Dataset extract =>
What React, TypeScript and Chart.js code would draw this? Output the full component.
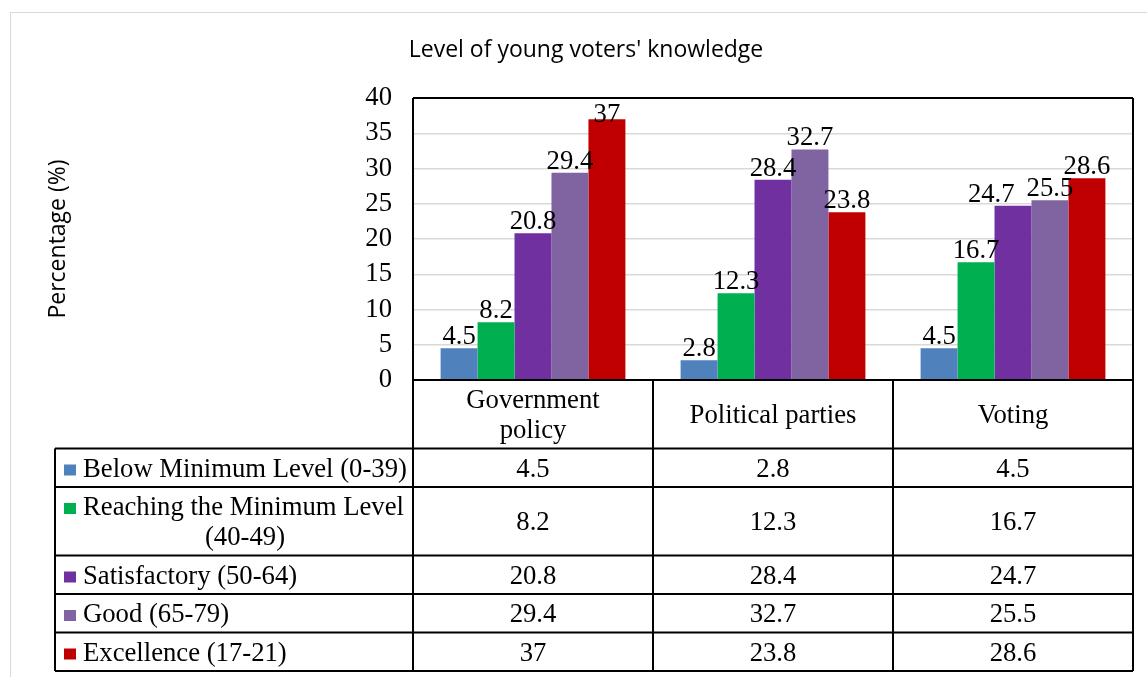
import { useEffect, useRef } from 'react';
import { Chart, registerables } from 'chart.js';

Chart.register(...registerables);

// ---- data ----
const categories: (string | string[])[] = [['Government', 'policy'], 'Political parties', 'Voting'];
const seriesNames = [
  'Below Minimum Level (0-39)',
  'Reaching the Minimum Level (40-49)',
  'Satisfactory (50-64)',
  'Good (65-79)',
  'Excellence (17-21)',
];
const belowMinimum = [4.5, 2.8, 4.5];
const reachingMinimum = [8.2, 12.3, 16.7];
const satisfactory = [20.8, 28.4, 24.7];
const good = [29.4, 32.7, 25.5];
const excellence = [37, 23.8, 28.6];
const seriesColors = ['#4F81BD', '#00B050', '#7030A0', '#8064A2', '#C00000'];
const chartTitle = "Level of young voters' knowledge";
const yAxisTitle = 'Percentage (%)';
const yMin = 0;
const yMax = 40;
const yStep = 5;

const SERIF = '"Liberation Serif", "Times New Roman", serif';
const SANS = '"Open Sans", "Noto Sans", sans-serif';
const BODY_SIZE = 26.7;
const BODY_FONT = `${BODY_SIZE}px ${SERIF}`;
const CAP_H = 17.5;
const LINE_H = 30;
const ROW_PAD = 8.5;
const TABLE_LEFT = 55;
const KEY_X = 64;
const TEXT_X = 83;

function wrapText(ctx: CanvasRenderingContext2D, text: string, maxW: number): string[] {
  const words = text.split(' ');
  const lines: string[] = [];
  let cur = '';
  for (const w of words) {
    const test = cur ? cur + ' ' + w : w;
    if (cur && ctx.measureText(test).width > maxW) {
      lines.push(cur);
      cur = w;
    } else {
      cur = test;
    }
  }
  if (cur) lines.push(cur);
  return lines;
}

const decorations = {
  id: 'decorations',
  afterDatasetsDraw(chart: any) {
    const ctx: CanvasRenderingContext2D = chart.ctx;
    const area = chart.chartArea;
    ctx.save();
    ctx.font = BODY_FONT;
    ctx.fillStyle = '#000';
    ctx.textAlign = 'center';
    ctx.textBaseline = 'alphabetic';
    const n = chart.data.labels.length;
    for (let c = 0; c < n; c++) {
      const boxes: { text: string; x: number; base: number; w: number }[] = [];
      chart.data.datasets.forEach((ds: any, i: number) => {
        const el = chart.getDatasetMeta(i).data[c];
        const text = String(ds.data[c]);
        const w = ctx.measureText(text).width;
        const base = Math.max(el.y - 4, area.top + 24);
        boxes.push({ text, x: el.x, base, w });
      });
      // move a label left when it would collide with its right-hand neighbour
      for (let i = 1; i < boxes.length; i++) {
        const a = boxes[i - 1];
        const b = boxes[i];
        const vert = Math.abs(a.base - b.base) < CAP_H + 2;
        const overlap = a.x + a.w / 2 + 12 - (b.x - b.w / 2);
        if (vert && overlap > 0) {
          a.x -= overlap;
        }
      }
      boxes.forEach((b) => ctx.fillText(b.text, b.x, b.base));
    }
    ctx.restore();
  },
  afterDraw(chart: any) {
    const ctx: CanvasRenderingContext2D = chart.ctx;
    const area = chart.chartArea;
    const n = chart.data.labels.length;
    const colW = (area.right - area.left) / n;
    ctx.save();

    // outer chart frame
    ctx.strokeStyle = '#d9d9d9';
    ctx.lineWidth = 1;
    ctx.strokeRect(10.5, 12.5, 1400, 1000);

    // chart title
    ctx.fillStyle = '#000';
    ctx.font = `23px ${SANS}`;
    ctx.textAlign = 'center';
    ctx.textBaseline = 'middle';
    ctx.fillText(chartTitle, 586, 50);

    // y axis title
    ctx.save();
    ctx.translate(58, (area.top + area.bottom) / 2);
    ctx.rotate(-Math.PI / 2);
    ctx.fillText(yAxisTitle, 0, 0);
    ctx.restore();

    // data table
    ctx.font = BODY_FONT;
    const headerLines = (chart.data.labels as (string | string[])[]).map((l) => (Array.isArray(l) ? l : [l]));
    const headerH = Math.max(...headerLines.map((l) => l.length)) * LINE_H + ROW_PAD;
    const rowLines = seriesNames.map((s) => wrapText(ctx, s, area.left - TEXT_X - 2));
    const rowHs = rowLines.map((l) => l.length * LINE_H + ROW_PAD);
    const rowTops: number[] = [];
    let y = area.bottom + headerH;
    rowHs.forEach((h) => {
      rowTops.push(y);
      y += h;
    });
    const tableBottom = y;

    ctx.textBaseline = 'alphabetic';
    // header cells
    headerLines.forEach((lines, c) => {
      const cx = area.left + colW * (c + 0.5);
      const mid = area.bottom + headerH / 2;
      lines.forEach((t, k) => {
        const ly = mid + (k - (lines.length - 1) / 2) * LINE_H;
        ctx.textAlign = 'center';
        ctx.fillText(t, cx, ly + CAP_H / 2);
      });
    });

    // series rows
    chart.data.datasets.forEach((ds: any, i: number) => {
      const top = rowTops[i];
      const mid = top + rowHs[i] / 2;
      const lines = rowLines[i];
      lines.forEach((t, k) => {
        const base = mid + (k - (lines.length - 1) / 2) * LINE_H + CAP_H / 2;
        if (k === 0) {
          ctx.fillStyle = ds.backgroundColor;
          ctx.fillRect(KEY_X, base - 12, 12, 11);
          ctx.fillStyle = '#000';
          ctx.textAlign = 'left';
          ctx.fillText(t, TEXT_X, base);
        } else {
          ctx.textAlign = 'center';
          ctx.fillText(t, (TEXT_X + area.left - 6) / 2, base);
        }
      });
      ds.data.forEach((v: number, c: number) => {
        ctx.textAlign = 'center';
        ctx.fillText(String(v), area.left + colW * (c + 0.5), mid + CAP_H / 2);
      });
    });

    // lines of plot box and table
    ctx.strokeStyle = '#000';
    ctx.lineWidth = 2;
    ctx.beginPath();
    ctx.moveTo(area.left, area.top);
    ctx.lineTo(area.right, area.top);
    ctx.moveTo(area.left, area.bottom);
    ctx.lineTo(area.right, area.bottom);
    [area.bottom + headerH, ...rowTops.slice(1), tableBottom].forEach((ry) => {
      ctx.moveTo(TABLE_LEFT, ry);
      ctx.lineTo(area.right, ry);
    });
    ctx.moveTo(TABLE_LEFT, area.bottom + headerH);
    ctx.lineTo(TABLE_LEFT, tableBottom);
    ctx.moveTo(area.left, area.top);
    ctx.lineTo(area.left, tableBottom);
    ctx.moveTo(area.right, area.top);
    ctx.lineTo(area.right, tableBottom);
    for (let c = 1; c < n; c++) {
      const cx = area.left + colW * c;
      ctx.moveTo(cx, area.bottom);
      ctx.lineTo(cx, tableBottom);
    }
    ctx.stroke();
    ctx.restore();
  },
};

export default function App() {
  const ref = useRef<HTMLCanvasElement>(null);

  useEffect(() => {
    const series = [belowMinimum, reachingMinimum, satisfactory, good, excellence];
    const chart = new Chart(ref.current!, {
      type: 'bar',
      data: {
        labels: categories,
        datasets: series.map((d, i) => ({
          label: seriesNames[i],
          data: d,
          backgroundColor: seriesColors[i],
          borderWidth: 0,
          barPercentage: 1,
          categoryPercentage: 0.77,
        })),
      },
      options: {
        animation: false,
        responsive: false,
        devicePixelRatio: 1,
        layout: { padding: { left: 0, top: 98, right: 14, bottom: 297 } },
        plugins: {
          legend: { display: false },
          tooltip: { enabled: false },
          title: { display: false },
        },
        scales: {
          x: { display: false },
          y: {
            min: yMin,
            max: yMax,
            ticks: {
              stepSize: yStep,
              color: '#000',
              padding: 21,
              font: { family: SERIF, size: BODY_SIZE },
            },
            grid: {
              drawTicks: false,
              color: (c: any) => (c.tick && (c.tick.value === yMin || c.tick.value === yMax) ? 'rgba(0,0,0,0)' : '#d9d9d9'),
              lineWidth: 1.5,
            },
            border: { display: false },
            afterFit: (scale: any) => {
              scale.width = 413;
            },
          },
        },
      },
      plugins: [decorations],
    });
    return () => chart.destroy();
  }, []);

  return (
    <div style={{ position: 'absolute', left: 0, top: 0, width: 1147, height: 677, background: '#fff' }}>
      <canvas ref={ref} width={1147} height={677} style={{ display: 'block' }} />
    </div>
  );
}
...
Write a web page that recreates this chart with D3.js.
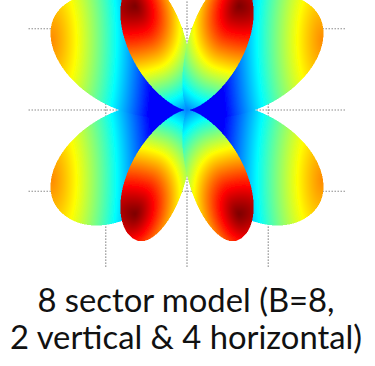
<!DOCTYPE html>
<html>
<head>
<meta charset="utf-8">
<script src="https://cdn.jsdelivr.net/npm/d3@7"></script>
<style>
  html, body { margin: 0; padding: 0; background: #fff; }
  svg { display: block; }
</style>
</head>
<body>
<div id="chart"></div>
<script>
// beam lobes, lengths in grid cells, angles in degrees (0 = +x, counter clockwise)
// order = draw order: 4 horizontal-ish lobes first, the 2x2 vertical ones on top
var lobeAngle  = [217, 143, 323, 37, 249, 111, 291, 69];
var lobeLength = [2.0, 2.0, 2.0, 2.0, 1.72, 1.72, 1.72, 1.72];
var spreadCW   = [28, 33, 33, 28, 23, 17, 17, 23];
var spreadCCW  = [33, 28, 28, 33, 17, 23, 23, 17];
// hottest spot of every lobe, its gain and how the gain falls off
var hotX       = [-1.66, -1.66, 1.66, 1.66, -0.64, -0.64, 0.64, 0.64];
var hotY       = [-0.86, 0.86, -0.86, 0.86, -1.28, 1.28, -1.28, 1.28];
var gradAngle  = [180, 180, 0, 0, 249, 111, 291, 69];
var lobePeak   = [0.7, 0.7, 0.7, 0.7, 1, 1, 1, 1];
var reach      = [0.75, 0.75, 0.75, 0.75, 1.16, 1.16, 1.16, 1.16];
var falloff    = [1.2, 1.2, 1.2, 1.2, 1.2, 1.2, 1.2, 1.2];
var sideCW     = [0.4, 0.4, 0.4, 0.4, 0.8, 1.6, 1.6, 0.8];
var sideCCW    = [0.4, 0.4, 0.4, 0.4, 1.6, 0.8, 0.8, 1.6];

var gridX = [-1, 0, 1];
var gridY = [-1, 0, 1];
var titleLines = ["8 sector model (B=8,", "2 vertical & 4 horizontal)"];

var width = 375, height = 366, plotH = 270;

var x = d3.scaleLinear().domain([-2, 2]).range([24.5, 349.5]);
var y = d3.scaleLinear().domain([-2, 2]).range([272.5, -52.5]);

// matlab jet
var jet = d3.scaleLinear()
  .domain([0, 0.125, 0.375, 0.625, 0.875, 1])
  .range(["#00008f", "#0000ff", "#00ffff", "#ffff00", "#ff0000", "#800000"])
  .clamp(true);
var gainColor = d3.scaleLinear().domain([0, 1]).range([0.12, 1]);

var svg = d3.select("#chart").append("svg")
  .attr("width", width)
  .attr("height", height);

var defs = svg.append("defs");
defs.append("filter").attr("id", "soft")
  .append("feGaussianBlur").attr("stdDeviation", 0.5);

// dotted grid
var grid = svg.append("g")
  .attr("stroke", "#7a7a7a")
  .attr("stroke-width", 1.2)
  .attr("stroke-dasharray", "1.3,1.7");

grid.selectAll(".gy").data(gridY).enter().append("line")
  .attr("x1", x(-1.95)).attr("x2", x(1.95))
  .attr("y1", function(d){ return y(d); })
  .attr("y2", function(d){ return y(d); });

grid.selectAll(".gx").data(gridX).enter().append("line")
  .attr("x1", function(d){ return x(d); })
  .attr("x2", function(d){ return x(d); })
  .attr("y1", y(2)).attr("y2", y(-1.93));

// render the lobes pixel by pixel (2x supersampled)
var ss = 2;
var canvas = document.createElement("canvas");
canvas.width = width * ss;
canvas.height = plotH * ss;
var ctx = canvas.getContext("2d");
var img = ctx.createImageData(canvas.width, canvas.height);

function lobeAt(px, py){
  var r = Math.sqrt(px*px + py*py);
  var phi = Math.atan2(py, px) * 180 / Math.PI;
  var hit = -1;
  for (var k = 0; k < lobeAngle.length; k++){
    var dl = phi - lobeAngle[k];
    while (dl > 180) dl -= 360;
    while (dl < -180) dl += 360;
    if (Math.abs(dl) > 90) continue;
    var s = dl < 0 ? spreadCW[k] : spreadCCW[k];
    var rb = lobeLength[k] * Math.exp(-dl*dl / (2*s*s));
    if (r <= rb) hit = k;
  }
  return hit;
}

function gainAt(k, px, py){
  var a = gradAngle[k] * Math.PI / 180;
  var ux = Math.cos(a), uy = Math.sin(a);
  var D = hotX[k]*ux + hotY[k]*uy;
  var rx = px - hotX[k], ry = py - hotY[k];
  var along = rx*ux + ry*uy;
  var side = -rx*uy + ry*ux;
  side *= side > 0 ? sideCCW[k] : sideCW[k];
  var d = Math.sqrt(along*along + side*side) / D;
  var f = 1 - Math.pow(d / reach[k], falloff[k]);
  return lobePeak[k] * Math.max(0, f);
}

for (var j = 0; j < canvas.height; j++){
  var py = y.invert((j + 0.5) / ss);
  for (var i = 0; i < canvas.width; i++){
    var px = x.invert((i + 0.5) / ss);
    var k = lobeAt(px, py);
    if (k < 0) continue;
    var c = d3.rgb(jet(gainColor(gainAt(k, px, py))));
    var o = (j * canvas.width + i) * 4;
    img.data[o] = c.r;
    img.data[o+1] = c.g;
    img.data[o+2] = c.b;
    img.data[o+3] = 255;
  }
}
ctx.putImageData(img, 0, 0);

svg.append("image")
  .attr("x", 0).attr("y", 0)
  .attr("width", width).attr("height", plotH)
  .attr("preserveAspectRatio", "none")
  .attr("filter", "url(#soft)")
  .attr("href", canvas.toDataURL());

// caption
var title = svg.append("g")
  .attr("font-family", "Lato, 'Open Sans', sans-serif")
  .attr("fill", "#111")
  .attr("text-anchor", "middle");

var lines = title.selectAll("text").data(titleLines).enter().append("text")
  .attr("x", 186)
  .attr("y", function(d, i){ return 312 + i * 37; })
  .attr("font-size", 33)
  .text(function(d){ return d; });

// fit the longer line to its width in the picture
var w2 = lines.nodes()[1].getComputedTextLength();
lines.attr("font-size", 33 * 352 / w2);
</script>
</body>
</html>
* * *
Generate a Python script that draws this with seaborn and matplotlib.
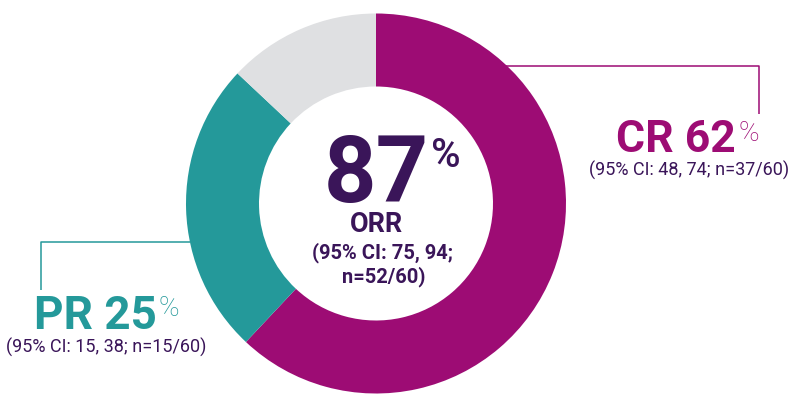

The request => Pictures are excluded. Repeat exactly the lines from the one containing "Write a web" to the one containing "var y = d3.scaleLinear().domain([-2, 2]).range([272.5, -52.5]);", inclusive.

Output =>
Write a web page that recreates this chart with D3.js.
<!DOCTYPE html>
<html>
<head>
<meta charset="utf-8">
<script src="https://cdn.jsdelivr.net/npm/d3@7"></script>
<style>
  html, body { margin: 0; padding: 0; background: #fff; }
  svg { display: block; }
</style>
</head>
<body>
<div id="chart"></div>
<script>
// beam lobes, lengths in grid cells, angles in degrees (0 = +x, counter clockwise)
// order = draw order: 4 horizontal-ish lobes first, the 2x2 vertical ones on top
var lobeAngle  = [217, 143, 323, 37, 249, 111, 291, 69];
var lobeLength = [2.0, 2.0, 2.0, 2.0, 1.72, 1.72, 1.72, 1.72];
var spreadCW   = [28, 33, 33, 28, 23, 17, 17, 23];
var spreadCCW  = [33, 28, 28, 33, 17, 23, 23, 17];
// hottest spot of every lobe, its gain and how the gain falls off
var hotX       = [-1.66, -1.66, 1.66, 1.66, -0.64, -0.64, 0.64, 0.64];
var hotY       = [-0.86, 0.86, -0.86, 0.86, -1.28, 1.28, -1.28, 1.28];
var gradAngle  = [180, 180, 0, 0, 249, 111, 291, 69];
var lobePeak   = [0.7, 0.7, 0.7, 0.7, 1, 1, 1, 1];
var reach      = [0.75, 0.75, 0.75, 0.75, 1.16, 1.16, 1.16, 1.16];
var falloff    = [1.2, 1.2, 1.2, 1.2, 1.2, 1.2, 1.2, 1.2];
var sideCW     = [0.4, 0.4, 0.4, 0.4, 0.8, 1.6, 1.6, 0.8];
var sideCCW    = [0.4, 0.4, 0.4, 0.4, 1.6, 0.8, 0.8, 1.6];

var gridX = [-1, 0, 1];
var gridY = [-1, 0, 1];
var titleLines = ["8 sector model (B=8,", "2 vertical & 4 horizontal)"];

var width = 375, height = 366, plotH = 270;

var x = d3.scaleLinear().domain([-2, 2]).range([24.5, 349.5]);
var y = d3.scaleLinear().domain([-2, 2]).range([272.5, -52.5]);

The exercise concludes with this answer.